According to parent company Meta, Facebook and Instagram may be shut down across Europe. The problem stems from European data restrictions that ban Meta, formerly known as Facebook, from transporting, storing, and processing Europeans’ data on servers in the United States.
Meta warned last Thursday in its annual report to the US Securities and Exchange Commission, the country’s financial regulator, that if no new framework is adopted and the firm can no longer use the current model of agreements, it will be forced to leave the continent. Processing user data across borders is critical for business and ad targeting, according to Meta.
“It could affect our ability to provide our services, the manner in which we provide our services, or our ability to target ads if we are unable to transfer data between and among countries and regions in which we operate, or if we are restricted from sharing data among our products and services,” the statement read. Meta added that it expects to negotiate a new agreement this year, but that if it does not, “we will likely be unable to offer a number of our most important products and services in Europe, including Facebook and Instagram.”
Meta, on the other hand, stated on Monday that it had no plans to remove Facebook and Instagram from Europe. “We have no desire and no plans to leave Europe,” a Meta representative said in a statement. “However, the plain reality is that Meta, like many other businesses, organizations, and services, relies on data transfers between the EU and the US to operate global services.”
Meta, like other companies, stated it operated a global service by following European standards and relying on Standard Contractual Clauses and proper data security. ”Fundamentally, businesses need clear, global rules to protect transatlantic data flows over the long term,” the spokesperson added. “We, along with more than 70 other companies across a wide range of industries, are closely monitoring the potential impact on our European operations as these developments progress.”
What is the data dispute about?
Previously, Meta could have used the Privacy Shield data transfer framework as the legal basis for transatlantic data transfers. But The European Court of Justice declared the pact null and void in July 2020, citing data protection concerns. The criterion, according to the EU’s highest legal authority, does not effectively protect European residents’ privacy. As a result, US corporations have been limited in their ability to transport European customer data to the US, forcing them to rely on SCCs (standard contractual clauses). The EU and the US have stated that they are working on a new or amended pact.
How has the European Commission reacted?
A European Commission official told Euronews Next via email that “securing a new framework for safe transatlantic data flows is a priority for us and our US partners.” The talks have heated up in recent months, with technical and political discussions taking place. They went on to say that this involves regular meetings between Commissioner Reynders and his counterpart, US Secretary of Commerce Gina Raimondo.

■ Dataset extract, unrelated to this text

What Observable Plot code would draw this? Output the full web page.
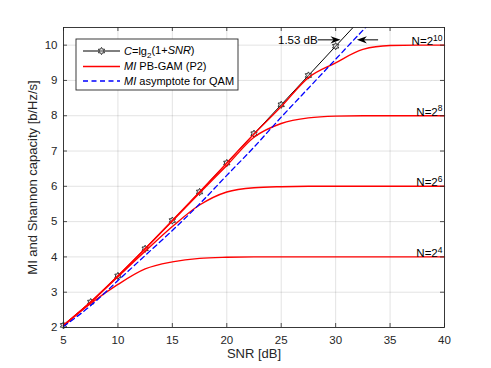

“On both sides of the Atlantic, only an agreement that is completely consistent with the EU court’s standards can provide the stability and legal certainty that stakeholders expect.” “These conversations take time, given the intricacy of the issues at hand and the necessity to find a balance between privacy and national security,” says the author.
Meanwhile, Meta announced on Monday that billionaire venture capitalist Peter Thiel will resign from the company’s board of directors. According to the Wall Street Journal and the New York Times, he will focus on assisting Republican candidates in the midterm elections who support ex-president Donald Trump’s agenda.
On Monday, Meta’s stock dropped by another 5%. Meta’s stock dropped by 25% in response to its financial report last week, as the social media company lost daily active users for the first time in its history.